SENATOR NORM COLEMAN, MINNESOTA

Our transportation system is the lifeblood of agriculture.

U.S. agriculture is highly dependent upon the effectiveness of our integrated agriculture transportation system, and poor transportation directly adds to farmers’ bottom lines. Truck, rail, and river must be able to work together to compete with each other and keep the price of transportation down.

The transportation and energy challenges we face this year hit our farmers particularly hard.  Both transportation and energy are basic inputs into almost every farm and business, so high transportation and energy costs go to the heart of our competitiveness as a nation.

Congress recently passed a Highway Bill to address many of our surface transportation needs, but we have yet to pass the Water Resources Development Act, known as ‘‘WRDA,’’ to authorize crucial funding for our water infrastructure. Improving our river navigation will not only lower the cost of doing business for producers, but also mean less highway congestion

Hurricane Katrina certainly highlighted the importance of river transportation to farmers, which was devastating to the agriculture transportation system in and around the Mississippi Gulf region. Overall, this area is responsible for about 60 to 70% of U.S. world grain exports.

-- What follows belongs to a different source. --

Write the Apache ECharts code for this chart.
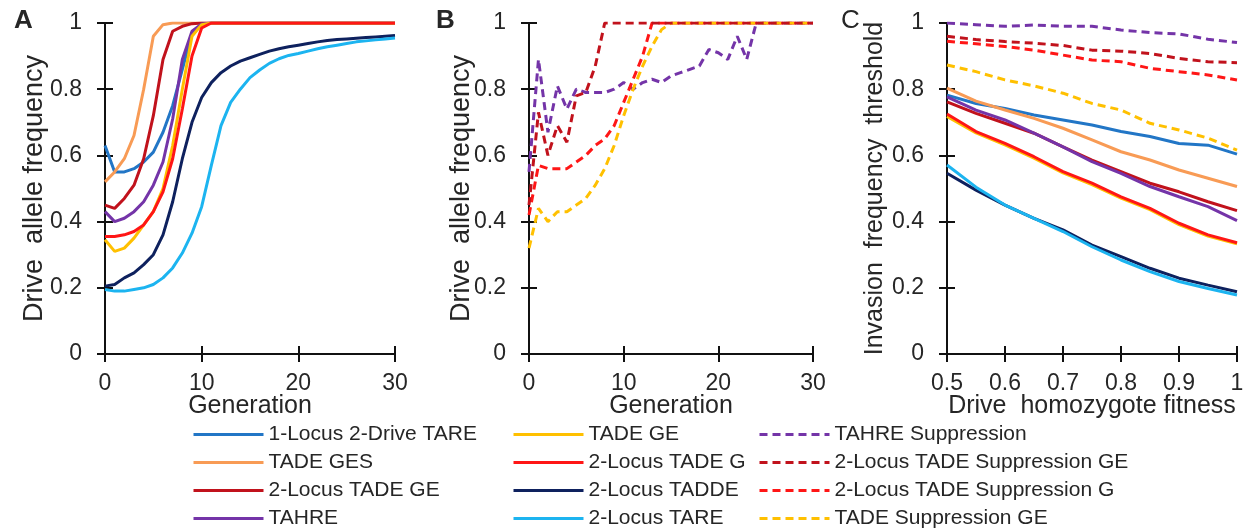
<!DOCTYPE html>
<html><head><meta charset="utf-8">
<script src="https://cdn.jsdelivr.net/npm/echarts@6/dist/echarts.min.js"></script>
<style>html,body{margin:0;padding:0;background:#fff}#c{width:1258px;height:531px}</style>
</head><body><div id="c"></div>
<script>
const FONT = '"Liberation Sans",Arial,sans-serif';
const TXT = '#262626';

// ---------- x values ----------
const generations = [0,1,2,3,4,5,6,7,8,9,10,11,12,13,14,15,16,17,18,19,20,21,22,23,24,25,26,27,28,29,30];
const fitness = [0.5,0.55,0.6,0.65,0.7,0.75,0.8,0.85,0.9,0.95,1];

// ---------- Panel A (solid, drive allele frequency vs generation) ----------
const a1Locus2DriveTARE = [0.63,0.55,0.55,0.56,0.58,0.61,0.67,0.75,0.86,0.97,0.995,1,1,1,1,1,1,1,1,1,1,1,1,1,1,1,1,1,1,1,1];
const aTADEGES          = [0.52,0.55,0.59,0.66,0.80,0.96,0.995,1,1,1,1,1,1,1,1,1,1,1,1,1,1,1,1,1,1,1,1,1,1,1,1];
const a2LocusTADEGE     = [0.45,0.44,0.47,0.51,0.59,0.72,0.89,0.975,0.99,0.998,1,1,1,1,1,1,1,1,1,1,1,1,1,1,1,1,1,1,1,1,1];
const aTAHRE            = [0.43,0.40,0.41,0.43,0.46,0.51,0.58,0.71,0.89,0.975,0.997,1,1,1,1,1,1,1,1,1,1,1,1,1,1,1,1,1,1,1,1];
const aTADEGE           = [0.345,0.31,0.32,0.35,0.39,0.43,0.50,0.63,0.80,0.96,0.995,1,1,1,1,1,1,1,1,1,1,1,1,1,1,1,1,1,1,1,1];
const a2LocusTADEG      = [0.355,0.355,0.36,0.37,0.39,0.43,0.49,0.59,0.74,0.90,0.985,1,1,1,1,1,1,1,1,1,1,1,1,1,1,1,1,1,1,1,1];
const a2LocusTADDE      = [0.205,0.21,0.23,0.245,0.27,0.30,0.36,0.46,0.59,0.70,0.775,0.82,0.85,0.87,0.885,0.895,0.905,0.915,0.922,0.928,0.933,0.938,0.943,0.947,0.95,0.952,0.954,0.956,0.958,0.96,0.962];
const a2LocusTARE       = [0.195,0.19,0.19,0.195,0.20,0.21,0.23,0.26,0.305,0.365,0.445,0.57,0.69,0.76,0.80,0.835,0.858,0.878,0.892,0.902,0.908,0.915,0.922,0.928,0.933,0.938,0.943,0.946,0.949,0.952,0.955];

// ---------- Panel B (dashed, suppression drives) ----------
const bTAHRESupp         = [0.55,0.89,0.67,0.81,0.74,0.80,0.79,0.79,0.79,0.80,0.82,0.80,0.82,0.83,0.82,0.84,0.85,0.86,0.87,0.92,0.91,0.89,0.96,0.89,1,1,1,1,1,1,1];
const b2LocusTADESuppGE  = [0.45,0.73,0.60,0.69,0.64,0.78,0.79,0.87,1,1,1,1,1,1,1,1,1,1,1,1,1,1,1,1,1,1,1,1,1,1,1];
const b2LocusTADESuppG   = [0.42,0.57,0.56,0.56,0.56,0.58,0.60,0.63,0.65,0.69,0.76,0.83,0.90,1,1,1,1,1,1,1,1,1,1,1,1,1,1,1,1,1,1];
const bTADESuppGE        = [0.32,0.44,0.40,0.43,0.43,0.45,0.47,0.51,0.56,0.63,0.72,0.80,0.87,0.93,0.98,1,1,1,1,1,1,1,1,1,1,1,1,1,1,1,1];

// ---------- Panel C (invasion frequency threshold vs fitness) ----------
const c1Locus2DriveTARE  = [0.782,0.757,0.742,0.722,0.707,0.692,0.672,0.657,0.636,0.631,0.604];
const cTADEGES           = [0.803,0.764,0.737,0.712,0.682,0.647,0.611,0.586,0.556,0.531,0.506];
const c2LocusTADEGE      = [0.762,0.727,0.697,0.667,0.626,0.586,0.551,0.516,0.49,0.46,0.433];
const cTAHRE             = [0.777,0.737,0.707,0.667,0.626,0.581,0.546,0.506,0.475,0.445,0.403];
const cTADEGE            = [0.718,0.668,0.632,0.592,0.547,0.512,0.471,0.436,0.391,0.356,0.333];
const c2LocusTADEG       = [0.725,0.672,0.636,0.596,0.551,0.516,0.475,0.44,0.395,0.36,0.336];
const c2LocusTADDE       = [0.546,0.495,0.45,0.41,0.375,0.329,0.294,0.259,0.229,0.208,0.188];
const c2LocusTARE        = [0.571,0.504,0.45,0.41,0.37,0.324,0.284,0.249,0.219,0.198,0.178];
const cTAHRESupp         = [1.0,0.995,0.99,0.994,0.99,0.99,0.979,0.971,0.967,0.951,0.941];
const c2LocusTADESuppGE  = [0.96,0.95,0.944,0.939,0.932,0.918,0.915,0.908,0.893,0.883,0.88];
const c2LocusTADESuppG   = [0.945,0.937,0.929,0.918,0.903,0.888,0.883,0.863,0.853,0.843,0.828];
const cTADESuppGE        = [0.873,0.853,0.828,0.81,0.788,0.757,0.737,0.697,0.677,0.652,0.616];

// ---------- names / colours ----------
const N = {
  t1: '1-Locus 2-Drive TARE', ges: 'TADE GES', l2ge: '2-Locus TADE GE', tahre: 'TAHRE',
  ge: 'TADE GE', l2g: '2-Locus TADE G', tadde: '2-Locus TADDE', l2tare: '2-Locus TARE',
  ts: 'TAHRE Suppression', l2sge: '2-Locus TADE Suppression GE', l2sg: '2-Locus TADE Suppression G', sge: 'TADE Suppression GE'
};
const C = {
  blue: '#2276C6', orange: '#F89B55', darkred: '#C1121C', purple: '#7434A8',
  yellow: '#FFC000', red: '#FF1616', navy: '#0E215E', light: '#1CB4F0'
};

function mk(name, color, xs, ys, idx, dashed) {
  return {
    name, type: 'line', xAxisIndex: idx, yAxisIndex: idx,
    data: xs.map((x, i) => [x, ys[i]]),
    symbol: 'none', silent: true,
    lineStyle: { color, width: 3, type: dashed ? [8, 5] : 'solid' },
    itemStyle: { color }
  };
}

const series = [
  mk(N.t1, C.blue, generations, a1Locus2DriveTARE, 0),
  mk(N.ges, C.orange, generations, aTADEGES, 0),
  mk(N.l2ge, C.darkred, generations, a2LocusTADEGE, 0),
  mk(N.tahre, C.purple, generations, aTAHRE, 0),
  mk(N.ge, C.yellow, generations, aTADEGE, 0),
  mk(N.tadde, C.navy, generations, a2LocusTADDE, 0),
  mk(N.l2tare, C.light, generations, a2LocusTARE, 0),
  mk(N.l2g, C.red, generations, a2LocusTADEG, 0),

  mk(N.ts, C.purple, generations, bTAHRESupp, 1, true),
  mk(N.l2sg, C.red, generations, b2LocusTADESuppG, 1, true),
  mk(N.sge, C.yellow, generations, bTADESuppGE, 1, true),
  mk(N.l2sge, C.darkred, generations, b2LocusTADESuppGE, 1, true),

  mk(N.ts, C.purple, fitness, cTAHRESupp, 2, true),
  mk(N.l2sge, C.darkred, fitness, c2LocusTADESuppGE, 2, true),
  mk(N.l2sg, C.red, fitness, c2LocusTADESuppG, 2, true),
  mk(N.sge, C.yellow, fitness, cTADESuppGE, 2, true),
  mk(N.t1, C.blue, fitness, c1Locus2DriveTARE, 2),
  mk(N.ges, C.orange, fitness, cTADEGES, 2),
  mk(N.l2ge, C.darkred, fitness, c2LocusTADEGE, 2),
  mk(N.tahre, C.purple, fitness, cTAHRE, 2),
  mk(N.ge, C.yellow, fitness, cTADEGE, 2),
  mk(N.l2g, C.red, fitness, c2LocusTADEG, 2),
  mk(N.tadde, C.navy, fitness, c2LocusTADDE, 2),
  mk(N.l2tare, C.light, fitness, c2LocusTARE, 2)
];

const grids = [
  { left: 105, top: 23, width: 290, height: 331 },
  { left: 529, top: 23, width: 284, height: 331 },
  { left: 947, top: 23, width: 290, height: 331 }
];

const axisLine = { show: true, lineStyle: { color: '#111', width: 2 } };
const tickOut = { show: true, length: 8, lineStyle: { color: '#111', width: 2 } };
const tickIn = { show: true, inside: true, length: 8, lineStyle: { color: '#111', width: 2 } };
const labelStyle = { color: TXT, fontFamily: FONT, fontSize: 23 };

const xRanges = [
  { min: 0, max: 30, interval: 10, name: 'Generation' },
  { min: 0, max: 30, interval: 10, name: 'Generation' },
  { min: 0.5, max: 1, interval: 0.1, name: 'Drive  homozygote fitness' }
];
const yNames = ['Drive  allele frequency', 'Drive  allele frequency', 'Invasion  frequency  threshold'];
const yNameSize = [27, 27, 25];
const yNameGap = [57, 54, 59];

const xAxis = [], yAxis = [];
for (let i = 0; i < 3; i++) {
  const r = xRanges[i];
  xAxis.push({
    gridIndex: i, type: 'value', position: 'bottom', min: r.min, max: r.max, interval: r.interval,
    name: r.name, nameLocation: 'middle', nameGap: 40, nameMoveOverlap: false,
    nameTextStyle: { color: TXT, fontFamily: FONT, fontSize: 25 },
    axisLine, axisTick: tickOut, splitLine: { show: false },
    axisLabel: Object.assign({ margin: 18 }, labelStyle)
  });
  yAxis.push({
    gridIndex: i, type: 'value', position: 'left', min: 0, max: 1, interval: 0.2,
    name: yNames[i], nameLocation: 'middle', nameGap: yNameGap[i], nameMoveOverlap: false,
    nameTextStyle: { color: TXT, fontFamily: FONT, fontSize: yNameSize[i] },
    axisLine, axisTick: tickOut, splitLine: { show: false },
    axisLabel: Object.assign({ margin: 23 }, labelStyle)
  });
}
for (let i = 0; i < 3; i++) {
  const r = xRanges[i];
  xAxis.push({
    gridIndex: i, type: 'value', position: 'bottom', min: r.min, max: r.max, interval: r.interval,
    axisLine: { show: false }, axisTick: tickIn, axisLabel: { show: false }, splitLine: { show: false }
  });
  yAxis.push({
    gridIndex: i, type: 'value', position: 'left', min: 0, max: 1, interval: 0.2,
    axisLine: { show: false }, axisTick: tickIn, axisLabel: { show: false }, splitLine: { show: false }
  });
}

const legendCommon = {
  orient: 'vertical', top: 424, height: 107, padding: 0, itemWidth: 70, itemHeight: 14, itemGap: 7,
  selectedMode: false,
  itemStyle: { opacity: 0 },
  lineStyle: { width: 3 },
  textStyle: { color: TXT, fontFamily: FONT, fontSize: 21, lineHeight: 21 }
};
const legend = [
  Object.assign({ left: 192, data: [N.t1, N.ges, N.l2ge, N.tahre] }, legendCommon),
  Object.assign({ left: 512, data: [N.ge, N.l2g, N.tadde, N.l2tare] }, legendCommon),
  Object.assign({ left: 758, data: [N.ts, N.l2sge, N.l2sg, N.sge] }, legendCommon)
];

const chart = echarts.init(document.getElementById('c'), null, { renderer: 'canvas' });
chart.setOption({
  animation: false,
  backgroundColor: '#fff',
  grid: grids,
  xAxis, yAxis, series, legend,
  graphic: [
    { type: 'text', left: 14, top: 8, style: { text: 'A', font: 'bold 26px ' + FONT, fill: TXT } },
    { type: 'text', left: 436, top: 8, style: { text: 'B', font: 'bold 26px ' + FONT, fill: TXT } },
    { type: 'text', left: 841, top: 8, style: { text: 'C', font: '26px ' + FONT, fill: TXT } }
  ]
});
</script></body></html>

It is estimated that one in four acres of U.S. production is destined for export channels; 60% of which goes through New Orleans to the Gulf.

Rail and truck transport have been critical for agriculture in this time of interrupted river traffic; but clearly, agriculture is heavily dependent on our rivers. And we cannot expect to compete with the rest of the world using locks over 70 years old, as we have on the Upper Mississippi River system.

But all of us here know transportation costs can’t be just boiled down to infrastructure. The price paid for energy has an enormous impact. And beyond transportation, energy prices are taking a severe toll on our farmers.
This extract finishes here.